Answer:
A) 12 is the miles from Paul's work to his home.
B) It takes Paul 48 minutes to go from work to home.
C) A reasonable domain would be 32 to 96 minutes.
Explanation:
The distance from home in miles, D(t), is given by the function D(t) = 12 -
0.75t, where t is time, in minutes.
Build a table:
Time(min) Miles From Home (D(t))
1 11.25
2 10.50
3 9.75
4 9.00
5 8.25
The 12 in the equation (D(t) = 12 - 0.25t) is the miles from work to home. At t = 0, Paul is 12 miles from home.
We can find the time it takes for Paul to reach home by setting D(t) equal to 0 (he's 0 miles from home, so to speak) and solving for t:
D(t) = 12 - 0.25t
0 = 12 - 0.25t
-0.25t = -12
t = 48 minutes
The 0.25 is Paul's speed, in miles/minute. 0.25 miles/minute is a little slow. Lets convert it to miles per hour, which is a more relatable unit.
(0.25 miles/min)*(60 minutes/1 hour) = 15 miles/hour
We can imagine Paul's drive home is in a city, and has stop lights, heavy traffic, and speed cops.
A reasonable domain for this function would include all values of time (x axis) that one could possibly anticipate for a 12 mile drive.
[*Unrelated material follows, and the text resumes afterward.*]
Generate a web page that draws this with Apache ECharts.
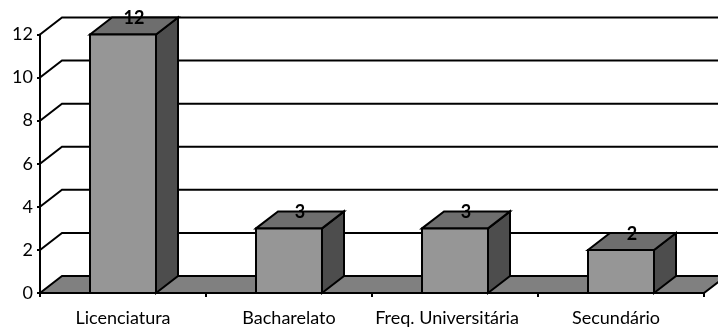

A person walks 3 miles/hour That would mean 4 hours to go 12 miles. Since this is a car, the domain is likely much smaller, although one needs to consider traffic and stops (stop signs and lights, and police). A speed of 60 miles/hour is 1 mile/minute. This is likely too fast (12 minutes to go 12 miles).
If we allow speed changes of up to 50% either faster or slower, Paul's commute home would range from 32 to 96 minutes. A reasonable domain would be 32 to 96 minutes.